Relembremos alguns fatos.
Em 2017 o então senador Cristóvam Buarque foi chamado de golpista e hostilizado por radicais de esquerda, quando do lançamento do seu livro “Mediterrâneos invisíveis”, na Universidade Federal de Minas Gerais. Na mesma noite o ex-senador teve de ser escoltado pela Polícia Militar, quando ia proferir uma palestra, tal a agressividade dessa militância. Motivo de tanto ódio: Cristóvam votou favorável ao impeachment de Dilma.
Dois anos antes, o compositor Chico Buarque de Holanda, um patrimônio da cultura brasileira, foi hostilizado por um grupo de antipetistas em uma movimentada esquina do Leblon, no Rio de Janeiro, por causa de suas posições políticas.
Se puxarmos pela memória, vamos nos lembrar das agressões à blogueira cubana Yoani Sánchez, hostilizada por militantes de esquerda defensores da ditadura cubana, desde que pisou no solo brasileiro. Em São Paulo, foi impedida de proferir uma palestra na Livraria Cultura como mostra o potente e incisivo filme de Rafael Bottino e Peppe Siffredi: A Viagem de Yoani.
Troca-se o sinal, mas a intolerância é a mesma. Nem mesmo ambientes de dor e consternação são respeitados. O ex-ministro Guido Mantega foi alvo da fúria de antipetistas, quando sua esposa, já falecida, estava internada no Hospital Albert Einstein para se tratar de câncer. Essa raiva cega também se manifestou em frente ao Hospital Sírio Libanês, onde estava internada Marisa Letícia, esposa de Lula, falecida em 2017.
Vamos aos dias de hoje. Na semana passada a colunista Miriam Leitão, uma das vozes mais respeitadas do jornalismo brasileiro, e o cientista político Sérgio Abranches foram a bola da vez. Por pressão de agrupamento de extrema-direita, foi suspensa a palestra que iam proferir em uma feira de livros em Jaraguá do Sul.
A independência de Miriam incomoda aos dois extremos. Em 2017 foi chamada de terrorista por sindicalistas vinculados ao PT em um voo comercial. Ironia da história: terrorista também foi o termo utilizado por seus torturadores quando foi presa durante a ditadura militar.
Miriam voltou a ser estigmatizada na última nessa sexta feira, dessa vez pelo presidente da República. Sem compromisso com a verdade, Jair Bolsonaro inventou que ela ia participar da guerrilha do Araguaia, quando foi presa em 1971. Não satisfeito, o presidente disse que a jornalista mentiu quando afirmou que foi torturada, durante a ditadura, fato fartamente documentado na justiça militar.

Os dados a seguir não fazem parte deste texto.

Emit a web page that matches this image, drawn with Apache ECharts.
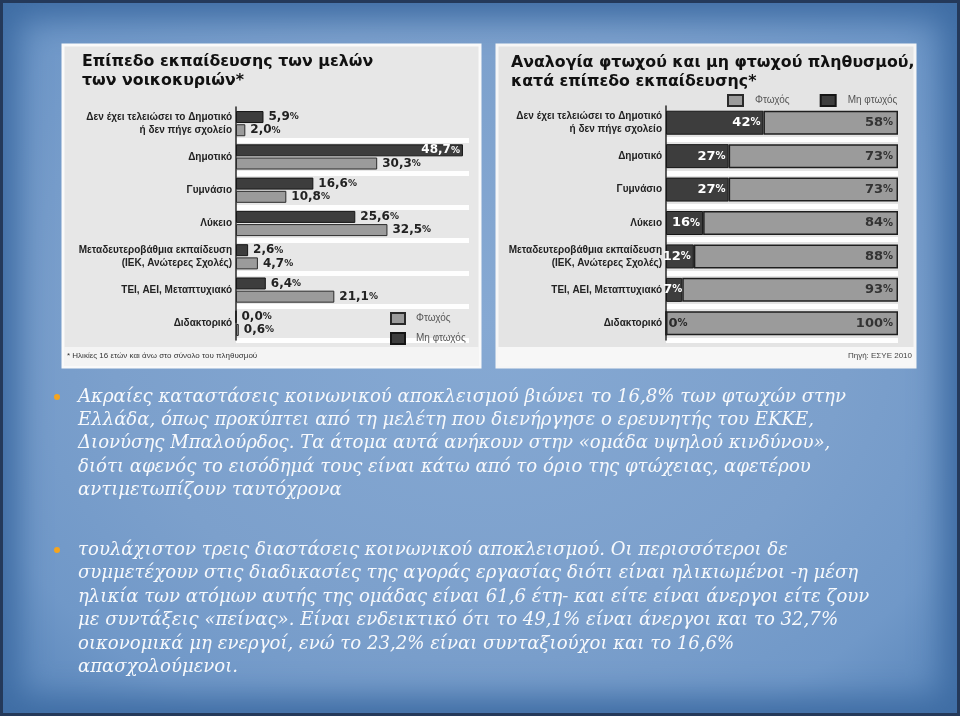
<!DOCTYPE html>
<html><head><meta charset="utf-8">
<script src="https://cdn.jsdelivr.net/npm/echarts@6/dist/echarts.min.js"></script>
<style>
html,body{margin:0;padding:0;width:960px;height:716px;overflow:hidden;background:#6f97c6;}
#bg{position:absolute;left:0;top:0;width:960px;height:716px;box-sizing:border-box;border:3px solid #24395a;
background:radial-gradient(ellipse at 50% 45%, #86a9d3 0%, #7ca0cc 55%, #7098c8 80%, #5683b8 100%);
box-shadow: inset 0 0 30px 16px #3f6da4;}
#chart{position:absolute;left:0;top:0;width:960px;height:716px;}
</style></head>
<body><div id="bg"></div><div id="chart"></div>
<script>
const categories = ['Δεν έχει τελειώσει το Δημοτικό\nή δεν πήγε σχολείο','Δημοτικό','Γυμνάσιο','Λύκειο','Μεταδευτεροβάθμια εκπαίδευση\n(ΙΕΚ, Ανώτερες Σχολές)','ΤΕΙ, ΑΕΙ, Μεταπτυχιακό','Διδακτορικό'];
const levelNonPoor = [5.9, 48.7, 16.6, 25.6, 2.6, 6.4, 0.0];
const levelPoor = [2.0, 30.3, 10.8, 32.5, 4.7, 21.1, 0.6];
const shareNonPoor = [42, 27, 27, 16, 12, 7, 0];
const sharePoor = [58, 73, 73, 84, 88, 93, 100];
const seriesPoor = 'Φτωχός';
const seriesNonPoor = 'Μη φτωχός';
const leftTitle = ['Επίπεδο εκπαίδευσης των μελών', 'των νοικοκυριών*'];
const rightTitle = ['Αναλογία φτωχού και μη φτωχού πληθυσμού,', 'κατά επίπεδο εκπαίδευσης*'];
const footnote = '* Ηλικίες 16 ετών και άνω στο σύνολο του πληθυσμού';
const sourceNote = 'Πηγή: ΕΣΥΕ 2010';
const bullet1 = [
 'Ακραίες καταστάσεις κοινωνικού αποκλεισμού βιώνει το 16,8% των φτωχών στην',
 'Ελλάδα, όπως προκύπτει από τη μελέτη που διενήργησε ο ερευνητής του ΕΚΚΕ,',
 'Διονύσης Μπαλούρδος. Τα άτομα αυτά ανήκουν στην «ομάδα υψηλού κινδύνου»,',
 'διότι αφενός το εισόδημά τους είναι κάτω από το όριο της φτώχειας, αφετέρου',
 'αντιμετωπίζουν ταυτόχρονα'];
const bullet2 = [
 'τουλάχιστον τρεις διαστάσεις κοινωνικού αποκλεισμού. Οι περισσότεροι δε',
 'συμμετέχουν στις διαδικασίες της αγοράς εργασίας διότι είναι ηλικιωμένοι -η μέση',
 'ηλικία των ατόμων αυτής της ομάδας είναι 61,6 έτη- και είτε είναι άνεργοι είτε ζουν',
 'με συντάξεις «πείνας». Είναι ενδεικτικό ότι το 49,1% είναι άνεργοι και το 32,7%',
 'οικονομικά μη ενεργοί, ενώ το 23,2% είναι συνταξιούχοι και το 16,6%',
 'απασχολούμενοι.'];

const DARK = '#3d3d3d', LIGHT = '#9b9b9b';
const numFont = 'DejaVu Sans';
const catFont = '"Liberation Sans",sans-serif';
const rich = {n:{fontSize:12,fontWeight:'bold',fontFamily:numFont}, p:{fontSize:9,fontWeight:'bold',fontFamily:numFont}};
const rich2 = {n:{fontSize:13,fontWeight:'bold',fontFamily:numFont}, p:{fontSize:10,fontWeight:'bold',fontFamily:numFont}};
const fmt1 = p => '{n|' + p.value.toFixed(1).replace('.', ',') + '}{p|%}';
const fmt0 = p => '{n|' + p.value + '}{p|%}';

const catAxis = (gi) => ({
  type:'category', gridIndex:gi, data:categories, inverse:true,
  axisLine:{show:true, lineStyle:{color:'#2a2a2a', width:1.5}},
  axisTick:{show:false},
  axisLabel:{margin:4, color:'#222', fontSize:10, fontWeight:'bold', fontFamily:catFont, lineHeight:13},
  splitLine:{show:true, interval:(i) => i > 0, lineStyle:{color:'#ffffff', width:5, opacity:0.95}}
});

const chart = echarts.init(document.getElementById('chart'), null, {renderer:'canvas'});
const textEl = (x, y, text, style) => ({type:'text', x, y, z:10, style:Object.assign({text, fill:'#111'}, style)});
const titleStyle = {fontSize:15.8, fontWeight:'bold', fontFamily:'DejaVu Sans', verticalAlign:'middle', fill:'#111'};
const paraStyle = {fontSize:18.1, fontStyle:'italic', fontFamily:'DejaVu Serif', fill:'#f7f9fc', verticalAlign:'top'};

const option = {
  animation:false,
  backgroundColor:'transparent',
  grid:[
    {left:236, top:107, width:233, height:233},
    {left:666, top:106, width:232, height:234}
  ],
  xAxis:[
    {type:'value', gridIndex:0, min:0, max:50, show:false},
    {type:'value', gridIndex:1, min:0, max:100, show:false}
  ],
  yAxis:[catAxis(0), catAxis(1)],
  legend:[
    {data:[seriesPoor, seriesNonPoor], orient:'vertical', left:390, top:312, padding:0, itemWidth:14, itemHeight:11, itemGap:7,
     icon:'rect', itemGap:7, textStyle:{fontSize:10, color:'#555', fontFamily:catFont, padding:[0,0,0,6]}},
    {data:[seriesPoor, seriesNonPoor], orient:'horizontal', left:727, top:94, padding:0, itemWidth:15, itemHeight:11, itemGap:30,
     icon:'rect', textStyle:{fontSize:10, color:'#555', fontFamily:catFont, padding:[0,0,0,7]}}
  ],
  series:[
    {name:seriesNonPoor, type:'bar', xAxisIndex:0, yAxisIndex:0, barWidth:12, barGap:'10%',
     data: levelNonPoor.map(v => v > 40 ? {value:v, label:{position:'insideRight', color:'#fff', distance:3}} : v),
     itemStyle:{color:DARK, borderColor:'#151515', borderWidth:1},
     label:{show:true, position:'right', distance:5, color:'#222', formatter:fmt1, rich}},
    {name:seriesPoor, type:'bar', xAxisIndex:0, yAxisIndex:0, barWidth:12, barGap:'10%',
     data: levelPoor,
     itemStyle:{color:LIGHT, borderColor:'#2a2a2a', borderWidth:1},
     label:{show:true, position:'right', distance:5, color:'#222', formatter:fmt1, rich}},
    {name:seriesNonPoor, type:'bar', xAxisIndex:1, yAxisIndex:1, stack:'share', barWidth:24,
     data: shareNonPoor.map(v => v === 0 ? {value:v, label:{position:'right', color:'#2a2a2a', distance:2}}
                                 : v < 10 ? {value:v, label:{distance:0}} : v),
     itemStyle:{color:DARK, borderColor:'#151515', borderWidth:1},
     label:{show:true, position:'insideRight', distance:3, color:'#fff', formatter:fmt0, rich:rich2}},
    {name:seriesPoor, type:'bar', xAxisIndex:1, yAxisIndex:1, stack:'share', barWidth:24,
     data: sharePoor,
     itemStyle:{color:LIGHT, borderColor:'#1e1e1e', borderWidth:1.5},
     label:{show:true, position:'insideRight', distance:5, color:'#333', formatter:fmt0, rich:rich2}}
  ],
  graphic:[
    {type:'rect', z:-5, shape:{x:63, y:45, width:417, height:322}, style:{fill:'#e7e7e7', stroke:'#fafafa', lineWidth:3}},
    {type:'rect', z:-4, shape:{x:64, y:347, width:415, height:19}, style:{fill:'#f4f4f4'}},
    {type:'rect', z:-5, shape:{x:497, y:45, width:418, height:322}, style:{fill:'#e4e4e4', stroke:'#f6f6f6', lineWidth:3}},
    {type:'rect', z:-4, shape:{x:498, y:347, width:416, height:19}, style:{fill:'#f7f7f7'}},
    textEl(82, 62, leftTitle[0], titleStyle),
    textEl(82, 81, leftTitle[1], titleStyle),
    textEl(511, 63, rightTitle[0], titleStyle),
    textEl(511, 82, rightTitle[1], titleStyle),
    textEl(67, 356, footnote, {fontSize:8, fontFamily:catFont, fill:'#333', verticalAlign:'middle'}),
    textEl(912, 356, sourceNote, {fontSize:8, fontFamily:catFont, fill:'#444', align:'right', verticalAlign:'middle'}),
    {type:'circle', z:10, shape:{cx:57, cy:397, r:3}, style:{fill:'#f5a41e'}},
    {type:'circle', z:10, shape:{cx:57, cy:550, r:3}, style:{fill:'#f5a41e'}},
    textEl(78, 385.5, bullet1.join('\n'), Object.assign({lineHeight:23.3}, paraStyle)),
    textEl(78, 538.5, bullet2.join('\n'), Object.assign({lineHeight:23.4}, paraStyle))
  ]
};
chart.setOption(option);
</script>
</body></html>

As palavras do presidente serviram de estímulo aos seus radicais. Rapidamente sua tropa de choque poluiu as redes sociais com a divulgação de uma foto, dizendo que a moça que aparece com uma metralhadora ao lado de um militar é Miriam Leitão. Puro fake. A foto é de bancárias do Bradesco sendo treinadas por militares nos anos de chumbo para reagirem à assalto a bancos praticados por agrupamentos de esquerda.

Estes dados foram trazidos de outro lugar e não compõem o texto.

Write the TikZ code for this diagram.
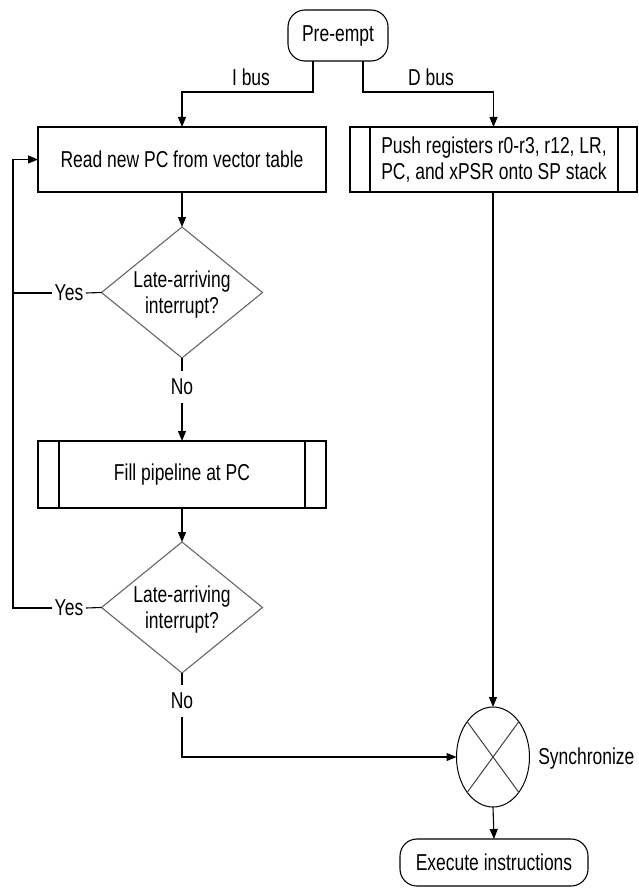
\documentclass[tikz,border=0pt]{standalone}
\usepackage{fontspec}
\setmainfont{Liberation Sans}[FakeStretch=0.76]
\usetikzlibrary{arrows.meta,shapes.geometric,calc}

\begin{document}
\begin{tikzpicture}[x=1pt,y=-1pt,
  font=\fontsize{23}{26}\selectfont,
  line width=1.1pt,
  flow/.style={-{Triangle[length=10pt,width=8pt]}},
  terminal/.style={draw, rounded corners=17pt, inner sep=0pt, outer sep=0pt},
  procbox/.style={draw, inner sep=0pt, outer sep=0pt},
  decision/.style={draw=black!60, diamond, inner sep=0pt, outer sep=0pt,
                   minimum width=161pt, minimum height=131pt},
  junction/.style={draw, ellipse, line width=1pt, inner sep=0pt, outer sep=0pt,
                   minimum width=73pt, minimum height=100pt},
  yeslabel/.style={inner xsep=2pt, inner ysep=2pt},
  nolabel/.style={inner xsep=2pt, inner ysep=7pt},
  buslabel/.style={inner sep=0pt}
]
\useasboundingbox (0,0) rectangle (638,888);

% terminals
\node[terminal, minimum width=100pt, minimum height=51pt] (pre) at (338,35.5) {Pre-empt};
\node[terminal, minimum width=188pt, minimum height=47pt] (exec) at (494,862.5) {Execute instructions};

% process boxes
\node[procbox, minimum width=288pt, minimum height=65pt] (read) at (182,159.5) {Read new PC from vector table};
\node[procbox, minimum width=287pt, minimum height=65pt] (push) at (493.5,159.5) {};
\node[align=center] (pusht) at (494,160) {Push registers r0-r3, r12, LR,\\PC, and xPSR onto SP stack};
\node[procbox, minimum width=288pt, minimum height=67pt] (fill) at (182,474.5) {Fill pipeline at PC};

% side bars of the predefined-process boxes
\draw ([xshift=20pt]push.north west) -- ([xshift=20pt]push.south west);
\draw ([xshift=-19pt]push.north east) -- ([xshift=-19pt]push.south east);
\draw ([xshift=21pt]fill.north west) -- ([xshift=21pt]fill.south west);
\draw ([xshift=-21pt]fill.north east) -- ([xshift=-21pt]fill.south east);

% decisions
\node[decision] (d1) at (182,292.5) {};
\node[align=center] (d1t) at (182,295) {Late-arriving\\interrupt?};
\node[decision] (d2) at (182,607.5) {};
\node[align=center] (d2t) at (182,610) {Late-arriving\\interrupt?};

% synchronisation point
\node[junction] (sync) at (493,757) {};
\draw[black!75, line width=1pt] (sync.north east) -- (sync.south west);
\draw[black!75, line width=1pt] (sync.north west) -- (sync.south east);
\node[anchor=east, inner sep=0pt] (synct) at (635,759) {Synchronize};

% labels on connectors
\node[buslabel] (ibus) at (251,77) {I bus};
\node[buslabel] (dbus) at (431,77) {D bus};
\node[yeslabel] (yes1) at (69,293) {Yes};
\node[yeslabel] (yes2) at (69,608) {Yes};
\node[nolabel] (no1) at (182,387) {No};
\node[nolabel] (no2) at (182,701) {No};

\coordinate (loop) at (13,159.5);

% connectors
\draw[flow] ([xshift=-25pt]pre.south) -- ++(0,31) -| (read.north);
\draw[flow] ([xshift=25pt]pre.south) -- ++(0,31) -| (push.north);
\draw[flow] (read.south) -- (d1.north);
\draw (d1.west) -- (yes1.east);
\draw (yes1.west) -- (yes1.west -| loop);
\draw (d1.south) -- (no1.north);
\draw[flow] (no1.south) -- (fill.north);
\draw[flow] (fill.south) -- (d2.north);
\draw (d2.west) -- (yes2.east);
\draw[flow] (yes2.west) -| (loop) -- (read.west);
\draw (d2.south) -- (no2.north);
\draw[flow] (no2.south) |- (sync.west);
\draw[flow] (push.south -| sync.north) -- (sync.north);
\draw[flow] (sync.south) -- (exec.north);
\end{tikzpicture}
\end{document}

O pano de fundo da escalada da intolerância é a radicalização política instalada no Brasil nos anos do lulopetismo e alimentada pelo atual presidente. Exaustivamente Bolsonaro demonstra ter dificuldade para conviver com o contraditório. Seu cacoete autoritário joga mais lenha na fogueira quando condena oponentes e ameaça cercear a liberdade de expressão por meio do dirigismo estatal da produção cinematográfica do país.
Sempre houve na esquerda correntes mais extremadas, refratárias aos valores democráticos e adepta de uma concepção segundo a qual a violência é a parteira da história. Da mesma maneira sempre houve uma direita raivosa e de valores autoritários. Desde a democratização ela estava incubada, mas saiu do armário nos últimos anos, com o advento da maior crise ética da história do nosso país.
A depender dos dois extremos, novos episódios de violência e de intolerância acontecerão. Sua escalada só arrefecerá se a política voltar a se impor como a forma mais civilizada da sociedade equacionar conflitos e estabelecer consensos.